Sean Eidlin, morning manager at Peterson’s on Morrison, said, “I deal with a lot of locals. Police officers, TRI-MET [and] construction workers, you name it, they come through there and they get their soda, their candy bar, their snacks. … They rely on it. We’re open until 2:30 a.m. People stand there and wait for [the bus] when it gets dark. It’s a safe place to stay.”
“We’ve already established roots there” Eidlin said. “It’s a Portland icon. People know Peterson’s.”
“Thirty-two years ago, Mr.
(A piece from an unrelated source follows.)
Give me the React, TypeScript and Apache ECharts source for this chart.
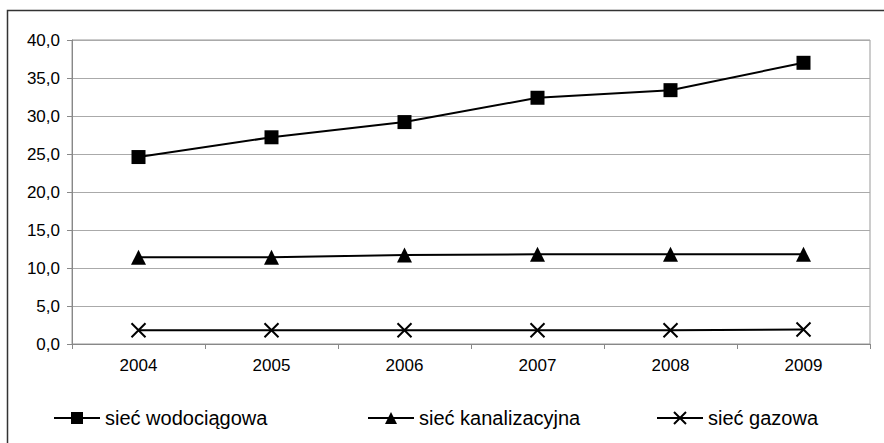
import React, { useEffect, useRef } from "react";
import * as echarts from "echarts";

const years = ["2004", "2005", "2006", "2007", "2008", "2009"];
const wodociagowa = [24.6, 27.2, 29.2, 32.4, 33.4, 37.0];
const kanalizacyjna = [11.4, 11.4, 11.7, 11.8, 11.8, 11.8];
const gazowa = [1.8, 1.8, 1.8, 1.8, 1.8, 1.9];
const seriesNames = ["sieć wodociągowa", "sieć kanalizacyjna", "sieć gazowa"];
const legendLefts = [48, 362, 651];

const FONT = "'Liberation Sans', Arial, sans-serif";
const CROSS = "path://M0,0L10,10M10,0L0,10";

export default function App() {
  const ref = useRef<HTMLDivElement>(null);
  useEffect(() => {
    if (!ref.current) return;
    const chart = echarts.init(ref.current, undefined, { renderer: "svg" });
    const lineStyle = { color: "#000", width: 2 };
    chart.setOption({
      animation: false,
      backgroundColor: "#fff",
      textStyle: { fontFamily: FONT },
      graphic: [
        {
          type: "rect",
          shape: { x: 7.5, y: 10.5, width: 1000, height: 1000 },
          style: { fill: "none", stroke: "#333", lineWidth: 1.5 },
          silent: true,
        },
      ],
      grid: {
        left: 72,
        right: 14,
        top: 40,
        bottom: 99,
        show: true,
        borderColor: "#999",
        borderWidth: 1,
        backgroundColor: "transparent",
      },
      xAxis: {
        type: "category",
        data: years,
        boundaryGap: true,
        axisLine: { lineStyle: { color: "#888", width: 1 } },
        axisTick: { show: true, length: 5, alignWithLabel: false, lineStyle: { color: "#888" } },
        axisLabel: { color: "#000", fontSize: 17, margin: 13, fontFamily: FONT },
        splitLine: { show: false },
      },
      yAxis: {
        type: "value",
        min: 0,
        max: 40,
        interval: 5,
        axisLine: { show: true, lineStyle: { color: "#888", width: 1 } },
        axisTick: { show: true, length: 5, lineStyle: { color: "#888" } },
        axisLabel: {
          color: "#000",
          fontSize: 17,
          margin: 12,
          fontFamily: FONT,
          formatter: (v: number) => v.toFixed(1).replace(".", ","),
        },
        splitLine: { show: true, lineStyle: { color: "#aaa", width: 1 } },
      },
      legend: seriesNames.map((name, i) => ({
        top: 403,
        left: legendLefts[i],
        itemWidth: 46,
        itemHeight: 15,
        itemGap: 5,
        textStyle: { color: "#000", fontSize: 20, fontFamily: FONT },
        data: [name],
      })),
      series: [
        {
          name: seriesNames[0],
          type: "line",
          data: wodociagowa,
          symbol: "rect",
          symbolSize: 14,
          lineStyle,
          itemStyle: { color: "#000" },
        },
        {
          name: seriesNames[1],
          type: "line",
          data: kanalizacyjna,
          symbol: "triangle",
          symbolSize: 15,
          lineStyle,
          itemStyle: { color: "#000" },
        },
        {
          name: seriesNames[2],
          type: "line",
          data: gazowa,
          symbol: CROSS,
          symbolSize: 14,
          lineStyle,
          itemStyle: { color: "#000", borderColor: "#000", borderWidth: 2 },
        },
      ],
    });
    return () => chart.dispose();
  }, []);
  return (
    <div
      ref={ref}
      style={{ position: "fixed", left: 0, top: 0, width: 884, height: 443 }}
    />
  );
}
Peterson, with true entrepreneurial spirit … [saw] the tremendous potential that the Southwest 10th and Morrison location offered,” said Geno Heleen, the chain’s IT manager. “Now Prosper Portland has a similar vision and now wants to take away his.”
Peterson’s employees are “from all backgrounds, races, religions and sexual orientations,” he said. “In light of recent world events and a justified call to harmony, it’s important not to discard local businesses and the sense of community that they foster. Personal relationships that local small merchants build with their customers are part of the lifeblood that creates the unique personality that defines a city and, in turn, that sense of community creates an atmosphere of harmony itself.”
“Just to be very clear, [a] decision has not been made,” Mayor Wheeler said at the City Council meeting. “Personally, I am a huge fan of Peterson’s. It’s a great institution.”